The lone Gesher MK, Orly Levy-Abekasis, has had an entirely new ministry created just for her – the ministry for strengthening and advancing community. Am I the only one that believes this is completely unnecessary?
The new public security minister MK Amir Ohana is widely considered an ultra-Netanyahu loyalist. The primary focus of his new job description appears to be in charge of trying to get his boss off the hook in cases 1000, 2000, and 4000. How fast can you say conflict of interest?
Meanwhile, two highly qualified Likud MK’s seem to have been left out in the cold. Both former Shin Bet head and deputy defense minister MK Avi Dichter, and former Jerusalem mayor and rookie MK Nir Barkat haven’t been tapped by the Prime Minister to fill any meaningful role in the new government. If you think this was done by chance, think again. Bibi has a well documented past of deliberately sidelining those best positioned to someday replace him as Likud party chairman.
But even more questionable priorities…
West Bank annexation
Respected right-wing pundit Dr. Daniel Pipes of the Middle East Forum drew the ire of his normal base of supporters by coming out against annexation in a compelling op-ed for The New York Times. If the right is see-sawing on annexation, and the left is firmly opposed, why rock the boat unnecessarily? Especially if you believe the ‘status quo’ serves Israel’s long-term interests.

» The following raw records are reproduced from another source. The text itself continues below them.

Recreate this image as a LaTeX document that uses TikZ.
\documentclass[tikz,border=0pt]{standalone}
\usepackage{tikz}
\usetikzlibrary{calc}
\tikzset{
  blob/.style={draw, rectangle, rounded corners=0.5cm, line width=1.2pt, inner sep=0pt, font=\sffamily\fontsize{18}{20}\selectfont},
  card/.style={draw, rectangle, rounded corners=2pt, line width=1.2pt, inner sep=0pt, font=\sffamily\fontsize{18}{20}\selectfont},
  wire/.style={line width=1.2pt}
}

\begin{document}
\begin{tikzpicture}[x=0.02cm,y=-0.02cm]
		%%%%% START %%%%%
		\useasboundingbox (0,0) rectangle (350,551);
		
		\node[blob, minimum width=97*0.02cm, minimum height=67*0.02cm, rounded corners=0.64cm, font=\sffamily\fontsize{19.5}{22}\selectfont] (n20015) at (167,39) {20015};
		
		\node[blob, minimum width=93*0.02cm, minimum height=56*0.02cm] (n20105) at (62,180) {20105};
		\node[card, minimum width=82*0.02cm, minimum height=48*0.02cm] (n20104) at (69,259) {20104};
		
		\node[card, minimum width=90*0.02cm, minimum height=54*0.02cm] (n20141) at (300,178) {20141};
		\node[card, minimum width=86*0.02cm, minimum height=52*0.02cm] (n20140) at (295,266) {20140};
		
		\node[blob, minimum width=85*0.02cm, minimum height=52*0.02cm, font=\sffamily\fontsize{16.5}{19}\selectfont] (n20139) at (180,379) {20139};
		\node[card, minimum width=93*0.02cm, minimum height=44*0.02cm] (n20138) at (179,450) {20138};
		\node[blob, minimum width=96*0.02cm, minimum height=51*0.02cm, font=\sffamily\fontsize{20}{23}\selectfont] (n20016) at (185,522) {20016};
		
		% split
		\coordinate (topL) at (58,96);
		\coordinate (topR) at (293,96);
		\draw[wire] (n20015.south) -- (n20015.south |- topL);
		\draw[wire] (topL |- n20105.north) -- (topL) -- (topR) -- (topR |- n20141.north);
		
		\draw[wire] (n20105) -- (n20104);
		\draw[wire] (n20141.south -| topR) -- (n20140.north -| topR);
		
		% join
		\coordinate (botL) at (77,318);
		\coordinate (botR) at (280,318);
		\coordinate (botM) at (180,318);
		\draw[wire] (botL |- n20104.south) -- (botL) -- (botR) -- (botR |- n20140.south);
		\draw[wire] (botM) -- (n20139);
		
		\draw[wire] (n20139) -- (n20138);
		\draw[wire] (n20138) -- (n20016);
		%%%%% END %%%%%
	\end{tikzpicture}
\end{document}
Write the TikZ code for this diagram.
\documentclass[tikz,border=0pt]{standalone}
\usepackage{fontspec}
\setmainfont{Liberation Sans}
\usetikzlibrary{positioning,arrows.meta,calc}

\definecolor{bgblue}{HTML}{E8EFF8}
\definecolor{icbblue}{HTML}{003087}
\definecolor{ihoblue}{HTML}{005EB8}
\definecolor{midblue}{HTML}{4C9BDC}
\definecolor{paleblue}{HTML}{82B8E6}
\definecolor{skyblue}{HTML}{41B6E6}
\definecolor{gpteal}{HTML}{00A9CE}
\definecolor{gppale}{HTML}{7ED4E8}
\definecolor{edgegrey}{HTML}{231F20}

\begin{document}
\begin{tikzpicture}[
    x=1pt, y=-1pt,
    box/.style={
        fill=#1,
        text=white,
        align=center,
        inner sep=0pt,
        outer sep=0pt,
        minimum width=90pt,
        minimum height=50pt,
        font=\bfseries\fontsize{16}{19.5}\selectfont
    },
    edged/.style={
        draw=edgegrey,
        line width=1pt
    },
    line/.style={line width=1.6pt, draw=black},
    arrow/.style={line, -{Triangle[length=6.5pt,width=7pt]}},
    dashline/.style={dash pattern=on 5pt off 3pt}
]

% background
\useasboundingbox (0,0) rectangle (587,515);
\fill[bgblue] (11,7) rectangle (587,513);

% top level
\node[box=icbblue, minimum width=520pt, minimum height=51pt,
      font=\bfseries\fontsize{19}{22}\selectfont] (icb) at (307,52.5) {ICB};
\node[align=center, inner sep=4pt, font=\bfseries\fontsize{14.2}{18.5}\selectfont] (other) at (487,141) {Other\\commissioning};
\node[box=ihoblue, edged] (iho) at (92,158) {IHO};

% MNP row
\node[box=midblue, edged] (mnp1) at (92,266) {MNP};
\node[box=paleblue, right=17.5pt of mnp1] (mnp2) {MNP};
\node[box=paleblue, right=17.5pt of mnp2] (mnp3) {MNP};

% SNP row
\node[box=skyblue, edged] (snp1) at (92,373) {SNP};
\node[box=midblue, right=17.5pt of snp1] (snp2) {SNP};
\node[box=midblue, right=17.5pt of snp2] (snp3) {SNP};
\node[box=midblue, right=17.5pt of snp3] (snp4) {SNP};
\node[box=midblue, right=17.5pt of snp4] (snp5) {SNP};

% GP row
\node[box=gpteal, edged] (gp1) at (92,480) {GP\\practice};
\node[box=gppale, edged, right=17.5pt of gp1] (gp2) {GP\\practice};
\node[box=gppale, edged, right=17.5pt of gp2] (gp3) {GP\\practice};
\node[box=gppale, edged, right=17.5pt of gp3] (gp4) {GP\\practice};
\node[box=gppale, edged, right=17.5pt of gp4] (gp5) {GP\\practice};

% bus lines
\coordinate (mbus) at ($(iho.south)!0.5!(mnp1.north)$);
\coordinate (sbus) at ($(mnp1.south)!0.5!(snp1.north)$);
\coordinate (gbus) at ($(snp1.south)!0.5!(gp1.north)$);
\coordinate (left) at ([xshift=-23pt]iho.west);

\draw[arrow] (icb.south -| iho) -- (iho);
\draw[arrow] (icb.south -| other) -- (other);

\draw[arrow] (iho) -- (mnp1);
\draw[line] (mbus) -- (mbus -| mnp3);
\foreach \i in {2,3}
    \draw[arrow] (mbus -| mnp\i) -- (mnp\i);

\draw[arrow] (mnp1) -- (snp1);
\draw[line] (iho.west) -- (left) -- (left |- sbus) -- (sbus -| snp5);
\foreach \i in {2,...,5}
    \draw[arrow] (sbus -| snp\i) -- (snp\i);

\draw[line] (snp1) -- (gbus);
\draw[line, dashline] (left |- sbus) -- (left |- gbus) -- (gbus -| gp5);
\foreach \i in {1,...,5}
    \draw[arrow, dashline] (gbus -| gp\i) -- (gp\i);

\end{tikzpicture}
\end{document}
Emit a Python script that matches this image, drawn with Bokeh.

Besides making some people feel better and others feel worse, it’s hard to see what annexing all, or parts, of the West Bank will actually do in practice.
Since the signing of the Oslo agreements between Israel and the Palestinian Authority in the mid-90s, the West Bank has been divided into Areas A, B, and C. Area C, or around 60% of the West Bank, is already under full Israeli control and includes all Israeli settlements, as well as all land designated for use by the Israeli Parks Authority and the Israel Defense Forces. How would extending Israeli sovereignty in this area change any of this?
Mum on Gaza and Lebanon
Everyone knows that the next round of fighting between Israel and Gaza is a matter of when, not if. So then what will the new government do differently with regards to the Islamic terrorist organization that controls the densely-populated coastal enclave? Wait, we pretty much already know: absolutely nothing. Because the Benjamins are the twin architects of keeping Hamas in power in Gaza for fear that a new, more radical interlocutor, might emerge.
And for that matter, does anyone even remember the last time Hezbollah, undoubtedly the biggest immediate threat facing Israel from across the internationally-recognized border with Lebanon, was even mentioned? I certainly don’t.
COVID-19 already a thing of the past?
Great, so we’re all wearing ninja masks, gloves, and walking through disinfectant showers to ‘win’ against this insidious, invisible, enemy. So far less than 300 Israelis have died making COVID-19 less of a threat than annual road deaths. Watching the surreal scenes of excessive social distancing from the new government’s swearing-in ceremony in parliament, as well as the first meeting of Israel’s largest-ever cabinet, really makes one wonder: When is too much, too much? End the policy of fear already! It’s time to allow all Israelis to return to their routines. The new government should end all economic restrictions, allow busineses to re-open, and people to go back to work. Let’s dedicate the state’s limited resources elsewhere.
Oh wait, we already know where all those resources went: three national election campaigns and an inflated ‘national unity’ government.